-- START --
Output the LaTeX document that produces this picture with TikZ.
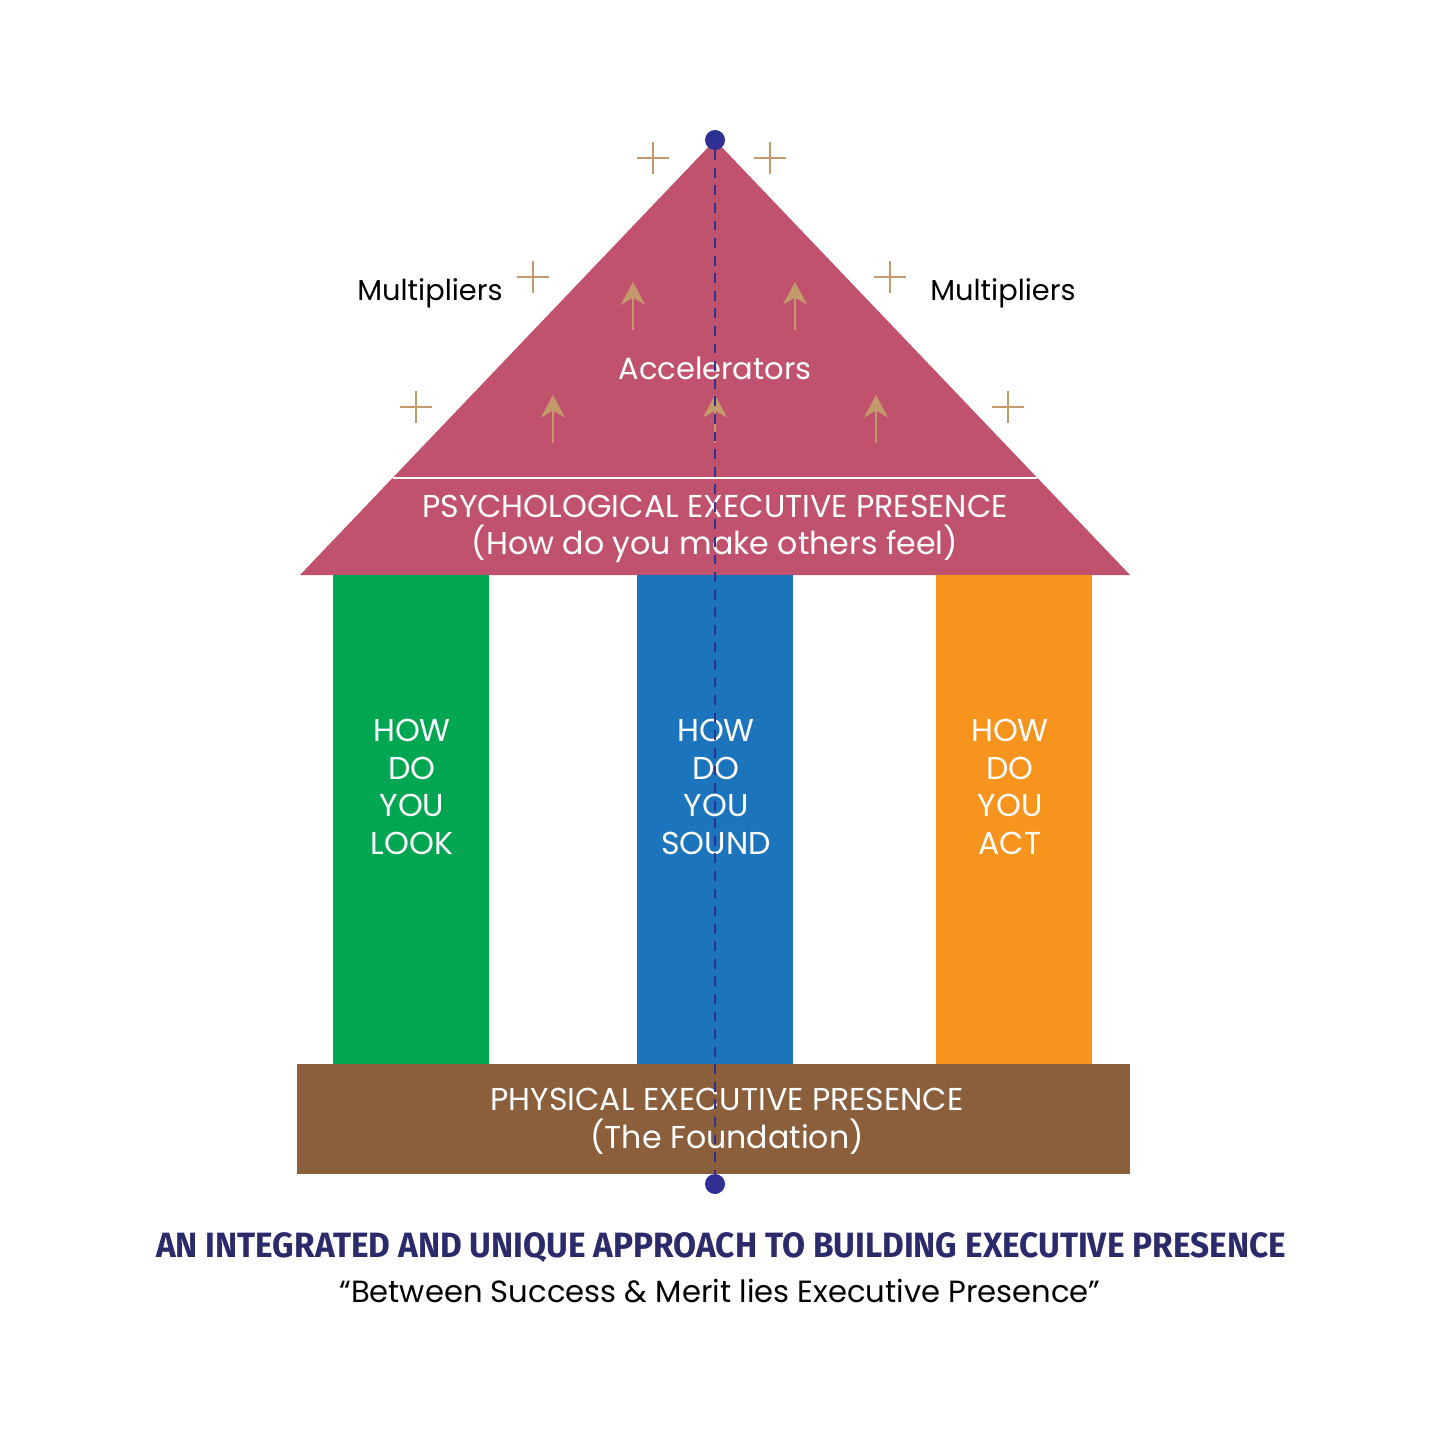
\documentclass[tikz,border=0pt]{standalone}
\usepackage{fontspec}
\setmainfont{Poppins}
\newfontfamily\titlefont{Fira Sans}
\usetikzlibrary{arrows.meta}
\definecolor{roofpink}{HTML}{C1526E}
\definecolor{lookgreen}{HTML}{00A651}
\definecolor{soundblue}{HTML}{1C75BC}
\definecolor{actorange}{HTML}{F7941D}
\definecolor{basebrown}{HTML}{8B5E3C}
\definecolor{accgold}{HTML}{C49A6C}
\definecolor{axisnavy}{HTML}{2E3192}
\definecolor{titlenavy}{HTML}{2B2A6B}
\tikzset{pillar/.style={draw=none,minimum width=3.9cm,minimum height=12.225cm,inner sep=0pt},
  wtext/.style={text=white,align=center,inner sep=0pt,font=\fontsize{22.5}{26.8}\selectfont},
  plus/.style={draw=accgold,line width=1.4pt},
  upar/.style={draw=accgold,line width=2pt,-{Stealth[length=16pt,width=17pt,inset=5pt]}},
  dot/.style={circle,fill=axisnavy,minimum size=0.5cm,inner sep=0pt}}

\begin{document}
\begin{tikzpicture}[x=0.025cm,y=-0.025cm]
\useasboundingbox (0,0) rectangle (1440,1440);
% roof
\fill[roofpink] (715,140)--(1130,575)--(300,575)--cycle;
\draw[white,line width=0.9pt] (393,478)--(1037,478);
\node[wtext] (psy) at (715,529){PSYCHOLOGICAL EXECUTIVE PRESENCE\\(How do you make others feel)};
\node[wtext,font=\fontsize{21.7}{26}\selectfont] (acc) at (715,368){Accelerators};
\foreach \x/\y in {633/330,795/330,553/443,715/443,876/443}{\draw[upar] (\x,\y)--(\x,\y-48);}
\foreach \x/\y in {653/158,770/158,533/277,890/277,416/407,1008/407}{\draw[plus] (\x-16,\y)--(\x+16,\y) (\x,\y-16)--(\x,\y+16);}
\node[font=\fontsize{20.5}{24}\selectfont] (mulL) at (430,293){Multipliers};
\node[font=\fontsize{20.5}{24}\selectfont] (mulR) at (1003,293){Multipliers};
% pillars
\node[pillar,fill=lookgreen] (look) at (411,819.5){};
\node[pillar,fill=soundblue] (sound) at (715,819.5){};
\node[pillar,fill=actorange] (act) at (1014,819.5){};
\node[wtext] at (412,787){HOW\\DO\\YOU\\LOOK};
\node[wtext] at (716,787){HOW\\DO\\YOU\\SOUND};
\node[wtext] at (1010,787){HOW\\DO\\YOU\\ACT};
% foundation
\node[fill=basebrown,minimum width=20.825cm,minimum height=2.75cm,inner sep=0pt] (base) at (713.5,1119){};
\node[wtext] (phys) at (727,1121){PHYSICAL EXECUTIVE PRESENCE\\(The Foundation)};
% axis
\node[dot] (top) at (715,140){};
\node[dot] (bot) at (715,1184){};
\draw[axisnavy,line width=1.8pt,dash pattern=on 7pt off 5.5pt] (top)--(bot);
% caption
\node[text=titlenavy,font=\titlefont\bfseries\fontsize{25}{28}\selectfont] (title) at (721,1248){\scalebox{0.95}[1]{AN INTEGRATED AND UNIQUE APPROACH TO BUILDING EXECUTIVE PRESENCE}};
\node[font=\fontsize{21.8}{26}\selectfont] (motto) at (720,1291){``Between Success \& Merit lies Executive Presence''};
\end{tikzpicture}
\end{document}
-- END --
# Work to do
Omit every picture, then reproduce the rest of the listing exactly.

# Reply
Output the LaTeX document that produces this picture with TikZ.
\documentclass[tikz,border=0pt]{standalone}
\usepackage{fontspec}
\setmainfont{Poppins}
\newfontfamily\titlefont{Fira Sans}
\usetikzlibrary{arrows.meta}
\definecolor{roofpink}{HTML}{C1526E}
\definecolor{lookgreen}{HTML}{00A651}
\definecolor{soundblue}{HTML}{1C75BC}
\definecolor{actorange}{HTML}{F7941D}
\definecolor{basebrown}{HTML}{8B5E3C}
\definecolor{accgold}{HTML}{C49A6C}
\definecolor{axisnavy}{HTML}{2E3192}
\definecolor{titlenavy}{HTML}{2B2A6B}
\tikzset{pillar/.style={draw=none,minimum width=3.9cm,minimum height=12.225cm,inner sep=0pt},
  wtext/.style={text=white,align=center,inner sep=0pt,font=\fontsize{22.5}{26.8}\selectfont},
  plus/.style={draw=accgold,line width=1.4pt},
  upar/.style={draw=accgold,line width=2pt,-{Stealth[length=16pt,width=17pt,inset=5pt]}},
  dot/.style={circle,fill=axisnavy,minimum size=0.5cm,inner sep=0pt}}

\begin{document}
\begin{tikzpicture}[x=0.025cm,y=-0.025cm]
\useasboundingbox (0,0) rectangle (1440,1440);
% roof
\fill[roofpink] (715,140)--(1130,575)--(300,575)--cycle;
\draw[white,line width=0.9pt] (393,478)--(1037,478);
\node[wtext] (psy) at (715,529){PSYCHOLOGICAL EXECUTIVE PRESENCE\\(How do you make others feel)};
\node[wtext,font=\fontsize{21.7}{26}\selectfont] (acc) at (715,368){Accelerators};
\foreach \x/\y in {633/330,795/330,553/443,715/443,876/443}{\draw[upar] (\x,\y)--(\x,\y-48);}
\foreach \x/\y in {653/158,770/158,533/277,890/277,416/407,1008/407}{\draw[plus] (\x-16,\y)--(\x+16,\y) (\x,\y-16)--(\x,\y+16);}
\node[font=\fontsize{20.5}{24}\selectfont] (mulL) at (430,293){Multipliers};
\node[font=\fontsize{20.5}{24}\selectfont] (mulR) at (1003,293){Multipliers};
% pillars
\node[pillar,fill=lookgreen] (look) at (411,819.5){};
\node[pillar,fill=soundblue] (sound) at (715,819.5){};
\node[pillar,fill=actorange] (act) at (1014,819.5){};
\node[wtext] at (412,787){HOW\\DO\\YOU\\LOOK};
\node[wtext] at (716,787){HOW\\DO\\YOU\\SOUND};
\node[wtext] at (1010,787){HOW\\DO\\YOU\\ACT};
% foundation
\node[fill=basebrown,minimum width=20.825cm,minimum height=2.75cm,inner sep=0pt] (base) at (713.5,1119){};
\node[wtext] (phys) at (727,1121){PHYSICAL EXECUTIVE PRESENCE\\(The Foundation)};
% axis
\node[dot] (top) at (715,140){};
\node[dot] (bot) at (715,1184){};
\draw[axisnavy,line width=1.8pt,dash pattern=on 7pt off 5.5pt] (top)--(bot);
% caption
\node[text=titlenavy,font=\titlefont\bfseries\fontsize{25}{28}\selectfont] (title) at (721,1248){\scalebox{0.95}[1]{AN INTEGRATED AND UNIQUE APPROACH TO BUILDING EXECUTIVE PRESENCE}};
\node[font=\fontsize{21.8}{26}\selectfont] (motto) at (720,1291){``Between Success \& Merit lies Executive Presence''};
\end{tikzpicture}
\end{document}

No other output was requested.